New York, NY -With the ongoing threat of COVID-19 infection straining area hospitals to the limit and threatening to decimate a homeless population of nearly 65,000 people — community activists and elected officials are now calling for the most vulnerable among us to be housed inside 30,000 vacant hotel rooms.
Voices of Community Activists & Leaders (VOCAL-NY), organized a press call on Tuesday that featured several homeless New Yorkers, as well as prominent elected officials including Public Advocate Jumaane Williams and Councilman Stephen Levin, among others.
According to VOCAL-NY and the elected officials, there’s actually a supply of 100,000 vacant hotel rooms in New York City — more than enough to house the entire homeless population and protect them from COVID-19.
The homeless individuals who discussed their current living conditions in the shelters said the likelihood of contracting COVID-19 would be less likely if they could reside in one of the 30,000 vacated hotel rooms being advocated.
One participant named “Alfonso” currently lives at the Clark Thomas Men’s Shelter on Randall’s Island. He didn’t mince words about the lack of social distancing at the shelter.
“It would be impossible for us to cover the level of depravity that is being shown with respect to COVID-19,” he said. “Social distancing is something that isn’t even in their vocabulary.”

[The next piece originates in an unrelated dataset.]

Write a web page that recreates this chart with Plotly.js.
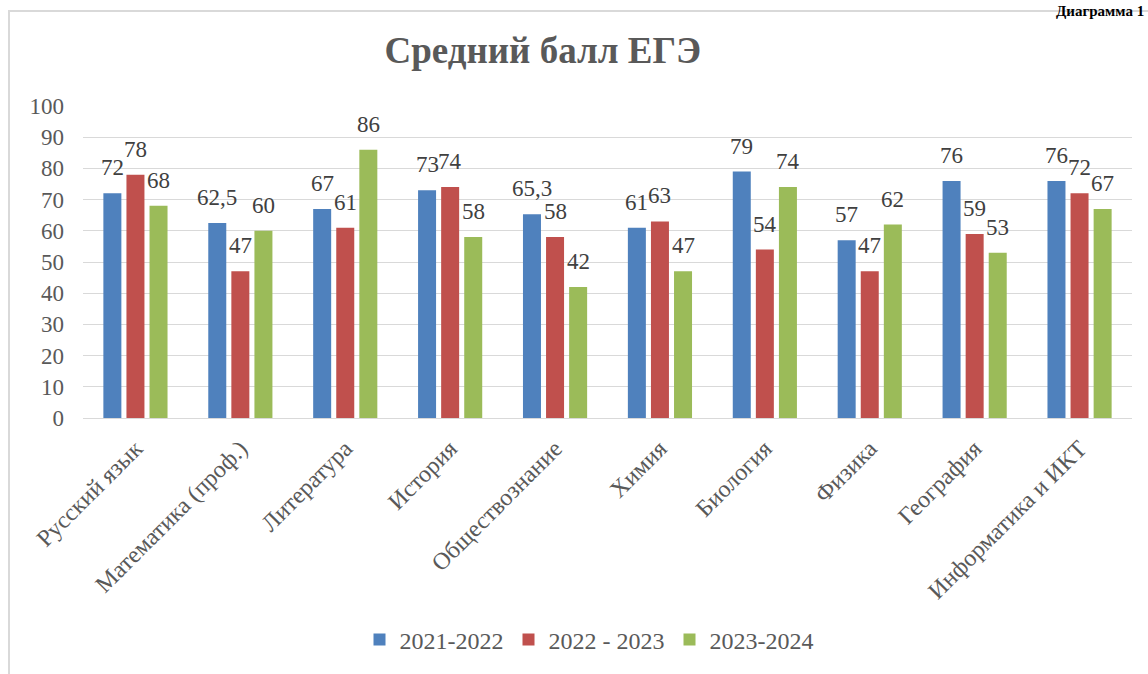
<!DOCTYPE html>
<html><head><meta charset="utf-8">
<script src="https://cdn.plot.ly/plotly-3.0.1.min.js"></script>
<style>html,body{margin:0;padding:0;background:#fff;}#chart{width:1148px;height:674px;}</style>
</head><body><div id="chart"></div>
<script>
const categories = ["Русский язык","Математика (проф.)","Литература","История","Обществознание","Химия","Биология","Физика","География","Информатика и ИКТ"];
const seriesNames = ["2021-2022","2022 - 2023","2023-2024"];
const s2122 = [72, 62.5, 67, 73, 65.3, 61, 79, 57, 76, 76];
const s2223 = [78, 47, 61, 74, 58, 63, 54, 47, 59, 72];
const s2324 = [68, 60, 86, 58, 42, 47, 74, 62, 53, 67];
const yTicks = [0,10,20,30,40,50,60,70,80,90,100];

const colors = ["#4f81bd","#c0504d","#9bbb59"];
const serif = "'Times New Roman', 'Liberation Serif', serif";
const values = [s2122, s2223, s2324];
const L=83,R=16,T=106,B=253,W=1148,H=674;
const pw=W-L-R, ph=H-T-B;
const px=(x)=>(x-L)/pw, py=(y)=>(H-B-y)/ph;
const BARGAP=0.34, GROUPGAP=0.22;
const slot = pw/categories.length*(1-BARGAP)/values.length;
const fmt = (v)=>String(v).replace('.', ',');

const traces = values.map((v,i)=>({
  type:'bar', x:categories, y:v, name:seriesNames[i],
  marker:{color:colors[i]}, hoverinfo:'skip'
}));
const labels = [];
values.forEach((v,i)=>{
  v.forEach((val,j)=>{
    labels.push({x:categories[j], y:val, xref:'x', yref:'y', text:fmt(val), showarrow:false,
      xanchor:'center', yanchor:'bottom', xshift:(i-1)*slot, yshift:11,
      font:{family:serif,size:23,color:'#404040'}});
  });
});
labels.push({text:'<b>Диаграмма 1</b>', xref:'paper', yref:'paper', x:px(1146), xanchor:'right', y:py(0), yanchor:'top', showarrow:false, font:{family:serif,size:15,color:'#000'}});

const layout = {
  width:W, height:H,
  font:{family:serif},
  margin:{l:L,r:R,t:T,b:B,pad:0},
  paper_bgcolor:'#fff', plot_bgcolor:'#fff',
  barmode:'group', bargap:BARGAP, bargroupgap:GROUPGAP,
  title:{text:'<b>Средний балл ЕГЭ</b>', font:{family:serif,size:37,color:'#595959'}, x:px(579), xanchor:'center', y:1-50/H, yanchor:'middle'},
  xaxis:{tickangle:-45, tickfont:{family:serif,size:24,color:'#595959'}, showline:true, linecolor:'#d9d9d9', linewidth:1, ticks:'', ticklabelstandoff:6, automargin:false},
  yaxis:{range:[0,100], tickvals:yTicks, tickfont:{family:serif,size:23,color:'#595959'}, gridcolor:'#d9d9d9', gridwidth:1, zeroline:false, showline:false, ticklabelstandoff:18, automargin:false},
  legend:{orientation:'h', x:px(589), xanchor:'center', y:py(645), yanchor:'middle', font:{family:serif,size:24,color:'#595959'}, itemwidth:30, traceorder:'normal'},
  shapes:[{type:'rect', xref:'paper', yref:'paper', x0:px(9), x1:1.2, y0:-1.5, y1:py(10), line:{color:'#d9d9d9',width:2}, fillcolor:'rgba(0,0,0,0)', layer:'below'}],
  annotations:labels
};
Plotly.newPlot('chart', traces, layout, {displayModeBar:false, staticPlot:true});
</script></body></html>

Alfonso also said that preventive measures against COVID-19 at the shelter are practically non-existent.
“They don’t give us face masks, they don’t have sanitizers for us to use, there’s no sanitizing of the bathrooms [or] the living quarters for days on end,” he added. “It seems like it is an environment being created for individuals to, in fact, contract COVID-19.”
Peter Malavan, who has been chronically homeless since 2011, said that he would feel safer if he could transition from a shelter to a vacated hotel room.
“I’m really in favor of people on the street being placed in hotel rooms to keep people alive, once you keep people alive, you can house them and that really has to be the next step,” said Malavan.
And Steve Dickerson said that it’s hard to adhere to social distancing guidelines inside city shelters because the beds are arranged too close to together.
“But if those hotel rooms became available, it would reduce the overcrowding in the shelters,” said Dickerson.
Public Advocate, Jumaane Williams, also didn’t mince words about why the city is facing a homeless crisis during the pandemic.
“Before this crisis, government failed particular populations for quite some time, which is now being exacerbated and really magnified during this crisis,” he said. “We have 100,000 units of housing in the form of hotels, [and] we’re simply asking for 30,000 hotel rooms to help ease the congestion in the shelters where we have upwards of 60,000 people.”
The public advocate also echoed Dickerson’s comment about the impossibility of properly social distancing inside the city shelter system.
“If you have folks tight in the shelter, how do they exhibit social distancing?” Williams said. “We’re telling people to do things that they don’t have the ability to do because we failed them previously and we’re failing them now.”
Williams also noted that other cities and states have already taken the step to house their homeless populations in vacated hotel rooms.
Indeed, New Orleans, according to local news reports, is offering temporary housing in a hotel for 200 people.
And the Governor of Connecticut, Ned Lamont, issued an executive order to reduce the state’s regional homeless systems, according to the Hartford Courant.
“We say very often that we are a progressive city and state, but very often we’re behind other cities and states. Whether it’s New Orleans or Connecticut, there are other places that are already matching the tools that we have for the people who need it the most,” Williams added.
Councilman Stephen Levin, chair of the Committee on General Welfare, was asked about the feedback he’s gotten from the Department of Homeless Services [DHS] about sheltering homeless New Yorkers in hotel rooms.
He explained that DHS agrees with the premise, but sees problems reserving large numbers of hotel rooms.
“Every day that we allow the status quo to move forward, we are putting more people at risk, so it needs to happen.” Levin said nonetheless. “It needs to become operationalized by the end of this week.”
There obviously would be a significant price tag for the city and/or state to cover the cost of 30,000 hotel rooms. But the executive director of Strong Economy for All, Michael Kink, said that the Federal Reserve, under the CARES Act (the $2.2 trillion stimulus package legislation passed by Congress), has been encouraged to open a municipal lending facility to issue state and local bonds at nearly zero percent for 10 years for pandemic response needs.
“If we wanted the money to pay for putting people in hotel rooms, we can borrow the money and pay for it 10 years from now,” he said. “And if we wanted to borrow the money to retrofit hotel rooms so that they had kitchen facilities and laundry facilities…we can get that money from the Federal Reserve tomorrow.”
Kink noted that both NYC Comptroller, Scott Stringer and NYS Comptroller, Tom DiNapoli, have issued letters of support in favor of the Federal Reserve lending project; all that remains is the political will to make it happen.